Ja, der Film ist mit der Zielgruppe Kinder gemacht. Und ja, Pratchett ist extrem abgemildert darin zu finden. Aber ich musste fast durchweg schmunzeln und ein paar Mal laut auflachen. Und wie bei jedem guten Kinderfilm gibt es auch hier die Ebene, die wir erst verstehen, wenn wir erwachsen sind. Und für Menschen, die sich mit Pratchett und der Scheibenwelt auskennen, gibt es ein paar schöne Easter Eggs.
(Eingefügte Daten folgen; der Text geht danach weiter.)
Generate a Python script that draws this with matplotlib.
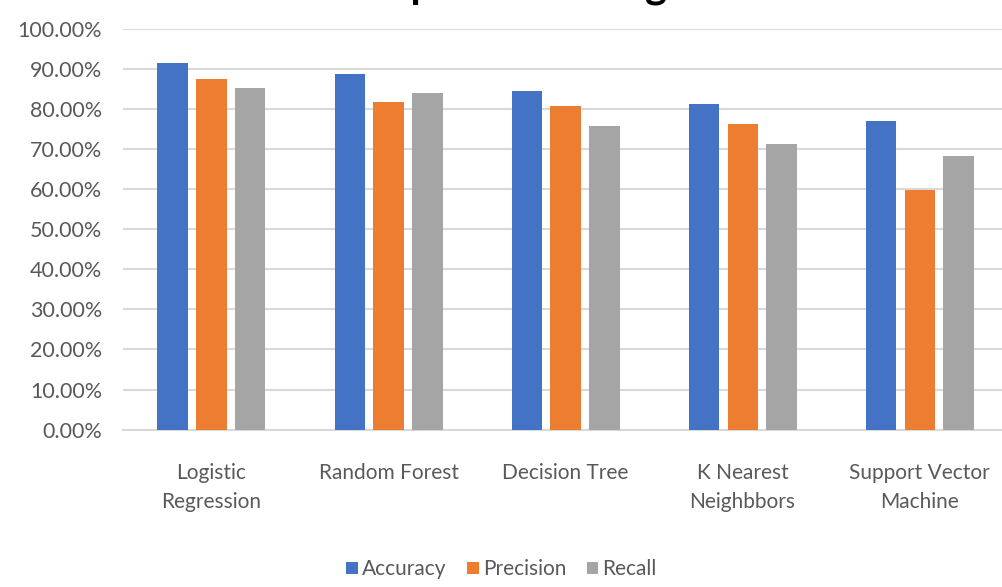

Bisher es gibt es sehr wenige Filme, die das phantastische von Terry Pratchett und seiner Scheibenwelt gut einfangen konnten. Eigentlich nur Ab die Post. Während Maurice das auch nicht ganz hinkriegt, ist es trotzdem ein sehr solider Film, den man sich mit der ganzen Familie ansehen kann, auch wenn man noch nie was von der Scheibenwelt gehört hat. Und jetzt hab ich richtig Lust, das Buch zu lesen.

Maurice, der Kater, seit 9.2.23 im Kino. Danke an Telepool für die Pressetickets.